[Task]
How many lines in the entries below contain "this"? Answer with the number only.

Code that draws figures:

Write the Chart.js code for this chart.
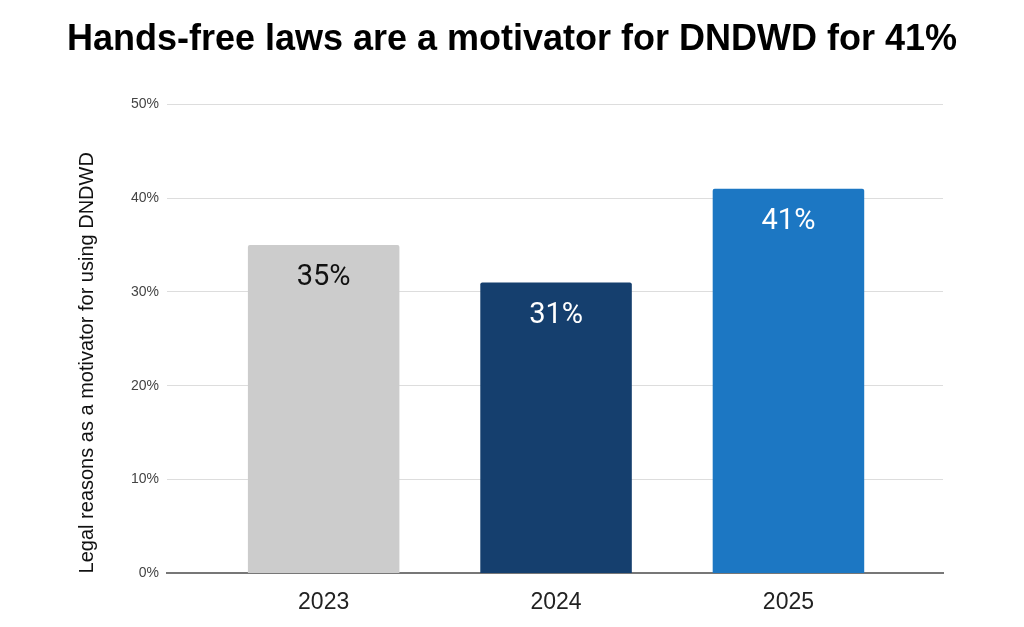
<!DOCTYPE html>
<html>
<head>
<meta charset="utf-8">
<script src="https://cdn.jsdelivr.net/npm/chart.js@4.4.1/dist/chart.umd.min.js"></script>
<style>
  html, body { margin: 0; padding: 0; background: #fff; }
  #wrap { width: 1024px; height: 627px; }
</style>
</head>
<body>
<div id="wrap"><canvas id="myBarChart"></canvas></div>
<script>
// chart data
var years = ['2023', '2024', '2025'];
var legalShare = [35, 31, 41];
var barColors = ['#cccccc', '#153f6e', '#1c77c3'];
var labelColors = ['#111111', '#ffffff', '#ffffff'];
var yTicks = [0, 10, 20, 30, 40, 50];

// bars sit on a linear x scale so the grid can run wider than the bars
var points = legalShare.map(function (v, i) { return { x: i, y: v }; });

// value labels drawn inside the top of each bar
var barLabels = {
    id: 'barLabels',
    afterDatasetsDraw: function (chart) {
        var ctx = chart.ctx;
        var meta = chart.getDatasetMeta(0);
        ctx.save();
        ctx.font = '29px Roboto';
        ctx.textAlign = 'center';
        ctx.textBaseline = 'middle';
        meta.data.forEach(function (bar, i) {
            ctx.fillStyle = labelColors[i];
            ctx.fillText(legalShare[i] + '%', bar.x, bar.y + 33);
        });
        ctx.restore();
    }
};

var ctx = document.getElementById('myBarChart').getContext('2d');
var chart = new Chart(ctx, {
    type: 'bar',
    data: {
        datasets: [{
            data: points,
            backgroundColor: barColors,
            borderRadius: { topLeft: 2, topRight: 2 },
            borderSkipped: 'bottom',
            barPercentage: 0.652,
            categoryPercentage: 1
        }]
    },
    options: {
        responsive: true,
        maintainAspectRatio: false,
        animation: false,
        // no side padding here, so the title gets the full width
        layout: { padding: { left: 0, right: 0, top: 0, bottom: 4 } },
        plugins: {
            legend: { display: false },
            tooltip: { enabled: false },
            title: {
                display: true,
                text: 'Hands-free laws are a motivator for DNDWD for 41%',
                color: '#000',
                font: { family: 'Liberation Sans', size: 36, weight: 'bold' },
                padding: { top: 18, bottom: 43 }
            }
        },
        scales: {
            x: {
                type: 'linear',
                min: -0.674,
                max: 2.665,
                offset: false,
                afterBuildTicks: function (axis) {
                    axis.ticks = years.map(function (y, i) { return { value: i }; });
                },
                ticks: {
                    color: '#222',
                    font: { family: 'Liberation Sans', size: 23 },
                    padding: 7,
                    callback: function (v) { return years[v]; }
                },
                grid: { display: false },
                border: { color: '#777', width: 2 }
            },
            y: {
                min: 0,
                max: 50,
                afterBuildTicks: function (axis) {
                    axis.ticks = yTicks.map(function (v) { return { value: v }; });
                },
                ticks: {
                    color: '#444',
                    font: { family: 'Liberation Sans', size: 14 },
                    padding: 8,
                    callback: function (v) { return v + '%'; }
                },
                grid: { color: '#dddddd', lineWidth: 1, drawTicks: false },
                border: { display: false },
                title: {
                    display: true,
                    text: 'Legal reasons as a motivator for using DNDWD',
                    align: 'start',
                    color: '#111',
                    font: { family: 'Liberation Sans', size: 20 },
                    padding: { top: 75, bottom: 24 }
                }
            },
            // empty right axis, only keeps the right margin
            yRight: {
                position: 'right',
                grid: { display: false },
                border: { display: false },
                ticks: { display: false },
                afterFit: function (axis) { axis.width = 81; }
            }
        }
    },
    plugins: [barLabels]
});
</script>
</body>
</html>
==
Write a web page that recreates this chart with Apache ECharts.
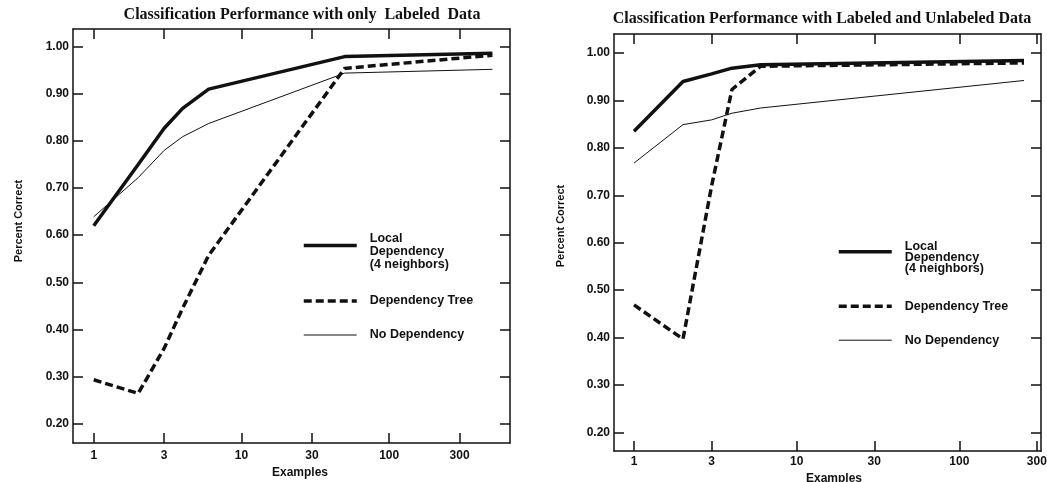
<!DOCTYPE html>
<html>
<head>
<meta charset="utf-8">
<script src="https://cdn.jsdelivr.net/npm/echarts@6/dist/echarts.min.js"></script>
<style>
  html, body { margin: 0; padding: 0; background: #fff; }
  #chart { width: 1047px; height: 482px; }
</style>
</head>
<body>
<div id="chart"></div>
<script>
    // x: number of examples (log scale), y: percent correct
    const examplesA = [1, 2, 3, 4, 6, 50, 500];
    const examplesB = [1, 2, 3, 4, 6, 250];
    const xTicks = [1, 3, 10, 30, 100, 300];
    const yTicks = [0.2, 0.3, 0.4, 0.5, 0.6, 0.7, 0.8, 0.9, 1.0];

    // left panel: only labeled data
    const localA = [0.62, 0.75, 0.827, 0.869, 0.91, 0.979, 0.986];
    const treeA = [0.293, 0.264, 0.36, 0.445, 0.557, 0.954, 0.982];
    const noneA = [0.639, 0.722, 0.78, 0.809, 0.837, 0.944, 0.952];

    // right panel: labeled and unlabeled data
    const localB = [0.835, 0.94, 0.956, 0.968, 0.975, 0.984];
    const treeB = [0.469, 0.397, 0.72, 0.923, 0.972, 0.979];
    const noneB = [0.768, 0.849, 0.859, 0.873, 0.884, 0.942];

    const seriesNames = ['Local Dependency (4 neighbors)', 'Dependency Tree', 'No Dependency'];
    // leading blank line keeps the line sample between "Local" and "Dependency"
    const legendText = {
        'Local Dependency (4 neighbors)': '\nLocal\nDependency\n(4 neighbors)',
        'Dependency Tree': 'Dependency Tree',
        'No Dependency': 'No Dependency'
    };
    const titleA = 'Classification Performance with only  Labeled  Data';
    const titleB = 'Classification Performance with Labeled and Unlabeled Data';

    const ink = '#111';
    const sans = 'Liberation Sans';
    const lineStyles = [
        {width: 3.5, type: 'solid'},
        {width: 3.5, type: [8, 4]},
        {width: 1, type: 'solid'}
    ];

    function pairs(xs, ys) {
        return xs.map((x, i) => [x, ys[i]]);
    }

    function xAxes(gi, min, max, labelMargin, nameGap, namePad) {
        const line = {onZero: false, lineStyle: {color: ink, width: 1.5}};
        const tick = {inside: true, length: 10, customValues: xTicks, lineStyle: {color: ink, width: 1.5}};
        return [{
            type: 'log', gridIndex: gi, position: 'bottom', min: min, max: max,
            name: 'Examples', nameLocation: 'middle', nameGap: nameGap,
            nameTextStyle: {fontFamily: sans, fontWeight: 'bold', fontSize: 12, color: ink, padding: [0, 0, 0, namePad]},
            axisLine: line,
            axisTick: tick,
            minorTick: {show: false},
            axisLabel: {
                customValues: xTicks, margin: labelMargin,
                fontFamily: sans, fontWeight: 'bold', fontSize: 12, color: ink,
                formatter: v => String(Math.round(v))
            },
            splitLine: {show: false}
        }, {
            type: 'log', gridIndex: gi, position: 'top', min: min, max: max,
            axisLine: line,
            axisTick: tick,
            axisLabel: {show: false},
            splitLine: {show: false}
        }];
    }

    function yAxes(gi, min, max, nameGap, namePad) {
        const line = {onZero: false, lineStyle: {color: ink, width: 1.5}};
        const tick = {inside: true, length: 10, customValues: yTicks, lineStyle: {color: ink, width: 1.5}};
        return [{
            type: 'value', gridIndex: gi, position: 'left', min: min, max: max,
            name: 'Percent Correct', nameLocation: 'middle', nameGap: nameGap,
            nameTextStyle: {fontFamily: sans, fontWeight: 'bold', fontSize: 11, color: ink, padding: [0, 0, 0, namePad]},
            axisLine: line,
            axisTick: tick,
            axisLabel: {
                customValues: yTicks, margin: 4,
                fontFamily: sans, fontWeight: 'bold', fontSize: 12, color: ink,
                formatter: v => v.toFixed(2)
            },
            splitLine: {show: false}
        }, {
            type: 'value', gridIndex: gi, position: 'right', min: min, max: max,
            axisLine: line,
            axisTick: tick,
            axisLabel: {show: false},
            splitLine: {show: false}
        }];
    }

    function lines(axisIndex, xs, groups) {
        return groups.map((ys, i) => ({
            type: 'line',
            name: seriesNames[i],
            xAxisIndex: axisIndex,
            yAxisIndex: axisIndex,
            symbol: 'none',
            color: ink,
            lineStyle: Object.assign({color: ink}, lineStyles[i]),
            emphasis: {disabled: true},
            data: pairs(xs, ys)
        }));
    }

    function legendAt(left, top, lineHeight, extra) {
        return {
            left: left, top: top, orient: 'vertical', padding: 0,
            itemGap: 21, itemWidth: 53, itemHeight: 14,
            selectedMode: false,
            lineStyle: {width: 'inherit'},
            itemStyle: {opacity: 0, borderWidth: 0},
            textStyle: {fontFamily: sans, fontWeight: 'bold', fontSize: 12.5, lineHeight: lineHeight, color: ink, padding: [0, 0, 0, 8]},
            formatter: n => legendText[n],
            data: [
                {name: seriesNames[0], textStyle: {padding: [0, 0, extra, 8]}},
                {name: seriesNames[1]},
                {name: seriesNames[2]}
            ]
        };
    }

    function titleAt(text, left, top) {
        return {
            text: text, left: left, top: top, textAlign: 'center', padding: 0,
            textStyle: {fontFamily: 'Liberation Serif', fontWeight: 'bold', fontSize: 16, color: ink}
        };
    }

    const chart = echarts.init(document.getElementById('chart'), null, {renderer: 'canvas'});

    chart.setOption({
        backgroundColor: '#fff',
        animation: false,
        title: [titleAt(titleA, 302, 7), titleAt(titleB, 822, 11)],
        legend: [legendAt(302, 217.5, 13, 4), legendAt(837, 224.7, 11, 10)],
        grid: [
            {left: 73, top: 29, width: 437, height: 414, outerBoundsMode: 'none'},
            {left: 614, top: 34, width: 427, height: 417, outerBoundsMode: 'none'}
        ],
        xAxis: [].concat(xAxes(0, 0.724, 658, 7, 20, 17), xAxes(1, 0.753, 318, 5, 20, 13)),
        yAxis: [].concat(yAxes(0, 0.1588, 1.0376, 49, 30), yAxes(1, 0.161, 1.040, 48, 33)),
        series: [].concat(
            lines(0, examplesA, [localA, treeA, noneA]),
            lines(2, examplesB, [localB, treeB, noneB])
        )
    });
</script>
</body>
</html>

[Result below]
2